Third Stage: Reason adds new discoveries

It’s in this final stage that the philosophers of the first Garden believed to be operating when they engaged in the practice of reassigning names. This is a practice that Confucian philosophers have also, interestingly, engaged in for the sake of clarity. It’s possible that this is a widespread practice among the intellectual classes of many cultures, and responds to real, universal problems of sophisticated human communication.

It’s also here that poets get to work on inventing novel ways of utilizing words, and sometimes these innovations end up having great utility, while at other times this creates confusion and obscures speech for the entire community.

Epicurus generally doubts the utility of definitions and insists that people use words as they are used commonly–and yet sometimes (as in Principal Doctrine 1, which uses the definition of the word “gods” rather than the word itself) it’s clear that he trusts the definition more than the word, because the word has been so corrupted by the culture that it’s best to clearly define it in conversation.

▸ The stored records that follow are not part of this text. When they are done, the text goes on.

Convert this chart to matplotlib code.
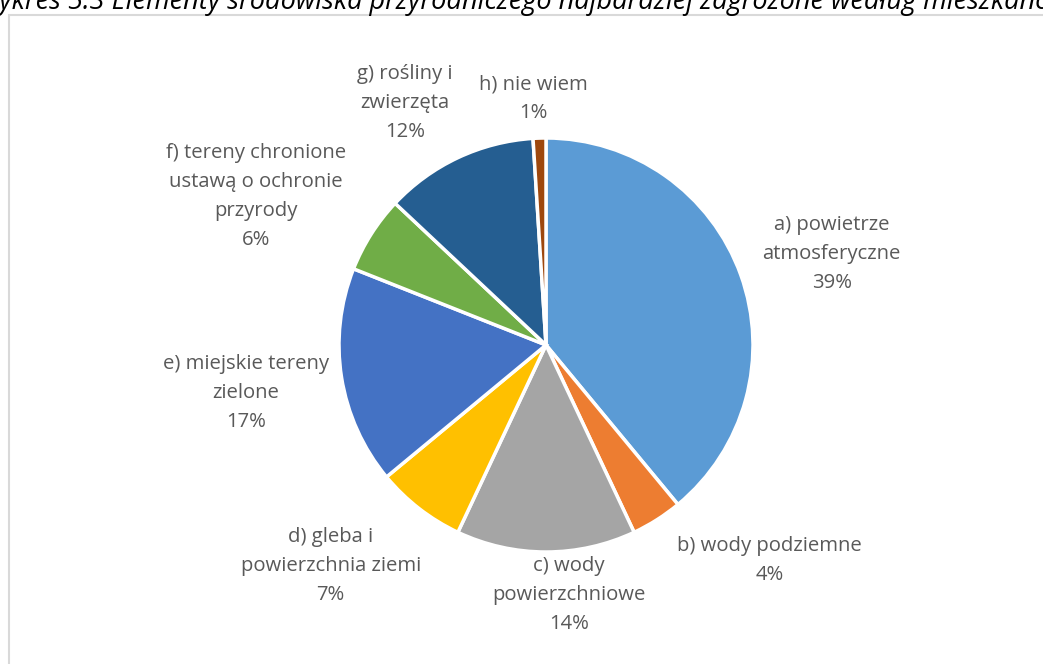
import matplotlib.pyplot as plt
from matplotlib.patches import Rectangle
import numpy as np

title = "Wykres 5.3 Elementy środowiska przyrodniczego najbardziej zagrożone według mieszkańców"
labels = ["a) powietrze\natmosferyczne", "b) wody podziemne", "c) wody\npowierzchniowe",
          "d) gleba i\npowierzchnia ziemi", "e) miejskie tereny\nzielone",
          "f) tereny chronione\nustawą o ochronie\nprzyrody", "g) rośliny i\nzwierzęta", "h) nie wiem"]
shares = [39, 4, 14, 7, 17, 6, 12, 1]
colors = ["#5B9BD5", "#ED7D31", "#A5A5A5", "#FFC000", "#4472C4", "#70AD47", "#255E91", "#9E480E"]

# label offsets in pie radii (x, y from centre)
label_pos = [(1.38, 0.44), (1.08, -1.04), (0.11, -1.21), (-1.04, -1.07),
             (-1.45, -0.23), (-1.40, 0.715), (-0.68, 1.17), (-0.06, 1.19)]

W, H = 1043, 664
fig = plt.figure(figsize=(W / 100, H / 100), dpi=100)
plt.rcParams['font.family'] = ['Open Sans', 'DejaVu Sans']

# chart frame
fig.patches.append(Rectangle((9 / W, -0.1), 1.2, 1 - 15 / H + 0.1, transform=fig.transFigure,
                             fill=False, edgecolor="#D9D9D9", linewidth=1.5))

# heading runs past the figure edges
fig.text(-24 / W, 1 - 9 / H, title, fontsize=19.5, style="italic", color="#000000",
         va="baseline", ha="left")

cx, cy, r = 546, 345, 207
ax = fig.add_axes([(cx - r) / W, (H - cy - r) / H, 2 * r / W, 2 * r / H])
ax.pie(shares, colors=colors, startangle=90, counterclock=False, radius=1,
       wedgeprops=dict(edgecolor="white", linewidth=2.5))
ax.set_xlim(-1, 1)
ax.set_ylim(-1, 1)
ax.set_aspect("auto")

for lab, val, (lx, ly) in zip(labels, shares, label_pos):
    ax.text(lx, ly, f"{lab}\n{val}%", ha="center", va="center", fontsize=14.6,
            color="#595959", linespacing=1.6, clip_on=False)

fig.savefig("out.png", dpi=100)
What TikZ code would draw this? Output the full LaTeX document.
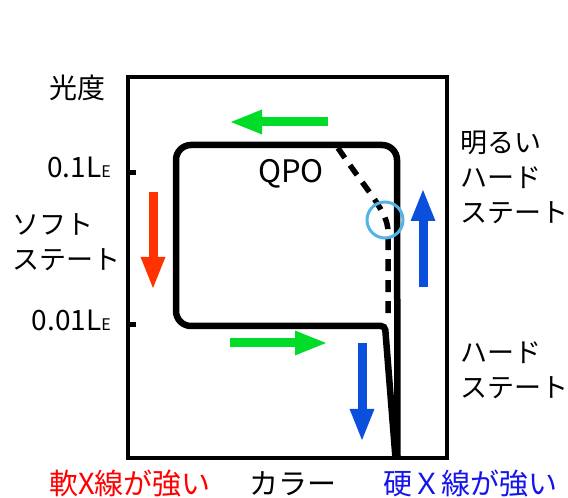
\documentclass[tikz,border=0pt]{standalone}
\usepackage{fontspec}
\setmainfont{Noto Sans CJK JP}
\usetikzlibrary{arrows.meta}
\definecolor{garrow}{RGB}{0,220,40}
\definecolor{rarrow}{RGB}{255,50,0}
\definecolor{barrow}{RGB}{10,80,220}
\definecolor{qcirc}{RGB}{85,180,230}
\definecolor{softred}{RGB}{255,0,0}
\definecolor{hardblue}{RGB}{20,20,235}
\tikzset{
  frame/.style={line width=4pt},
  tickmark/.style={line width=5pt},
  track/.style={line width=6.5pt},
  qpodash/.style={line width=5.5pt, dash pattern=on 12pt off 9pt},
  fatarrow/.style={line width=9pt, -{Triangle[length=33pt,width=22pt]}},
  lbl/.style={inner sep=0pt, font=\fontsize{27}{35}\selectfont, align=left},
  axlbl/.style={inner sep=0pt, font=\fontsize{28}{30}\selectfont},
  botlbl/.style={inner sep=0pt, font=\fontsize{29}{35}\selectfont, anchor=base}
}
\begin{document}
\begin{tikzpicture}[x=1pt,y=1pt]
\useasboundingbox (0,0) rectangle (568,498);
% frame
\draw[frame] (128,421) rectangle (447,40);
\coordinate (t1a) at (128,325); \coordinate (t1b) at (136,325);
\coordinate (t2a) at (128,173); \coordinate (t2b) at (136,173);
\draw[tickmark] (t1a) -- (t1b);
\draw[tickmark] (t2a) -- (t2b);
% track
\coordinate (bA) at (395.5,40);
\coordinate (bB) at (385,172);
\coordinate (bC) at (176,172);
\coordinate (bD) at (176,353);
\coordinate (bE) at (397,353);
\coordinate (bF) at (397.5,40);
\draw[track, rounded corners=4pt] (bA) -- (bB) [rounded corners=15pt] -- (bC) -- (bD) -- (bE) -- (bF);
% QPO dashed
\coordinate (q0) at (338,350);
\coordinate (q1) at (388,266);
\coordinate (q2) at (388,178);
\draw[qpodash] (q0) .. controls (370,303) and (388,286) .. (q1) -- (q2);
\node[draw=qcirc, line width=3pt, circle, minimum size=36pt, inner sep=0pt] (qc) at (385,278) {};
% arrows
\coordinate (g1s) at (328,376); \coordinate (g1e) at (229,376);
\coordinate (g2s) at (230,155); \coordinate (g2e) at (328,155);
\coordinate (rs) at (153,306); \coordinate (re) at (153,208);
\coordinate (bus) at (423,211); \coordinate (bue) at (423,310);
\coordinate (bds) at (362,155); \coordinate (bde) at (362,56);
\draw[fatarrow, garrow] (g1s) -- (g1e);
\draw[fatarrow, garrow] (g2s) -- (g2e);
\draw[fatarrow, rarrow] (rs) -- (re);
\draw[fatarrow, barrow] (bus) -- (bue);
\draw[fatarrow, barrow] (bds) -- (bde);
% labels
\node[inner sep=0pt, font=\fontsize{28}{30}\selectfont] (lum) at (77,410) {光度};
\node[axlbl, anchor=base east] (l01) at (111,320) {0.1L{\fontsize{16}{16}\selectfont E}};
\node[axlbl, anchor=base east] (l001) at (111,167) {0.01L{\fontsize{16}{16}\selectfont E}};
\node[lbl, anchor=west] (soft) at (12,256) {ソフト\\ステート};
\node[lbl, anchor=west] (bright) at (460,321) {明るい\\ハード\\ステート};
\node[lbl, anchor=west] (hard) at (460,128) {ハード\\ステート};
\node[inner sep=0pt, font=\fontsize{31}{35}\selectfont] (qpo) at (291,324) {QPO};
\node[botlbl, text=softred] (sx) at (130,3) {軟X線が強い};
\node[botlbl] (col) at (293,3) {カラー};
\node[botlbl, text=hardblue] (hx) at (470,3) {硬Ｘ線が強い};
\end{tikzpicture}
\end{document}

To the first Epicureans, the legitimate practice of word-coining was born from utility, rather than for aesthetics. When I wrote Tending the Epicurean Garden, my editor insisted that I avoid using Greek terms that no one was familiar with, and this has been a recurrent problem in the teaching mission of the Society of Friends of Epicurus, and in many of my projects of content-creation for many outlets. Rather than kinetic and katastematic, I had to refer to dynamic and abiding pleasure. Many emerging fields of scientific inquiry, new inventions, and modern media and technology, have also produced the need for many new words. This process of word-coining will never end, for as long as there is human civilization.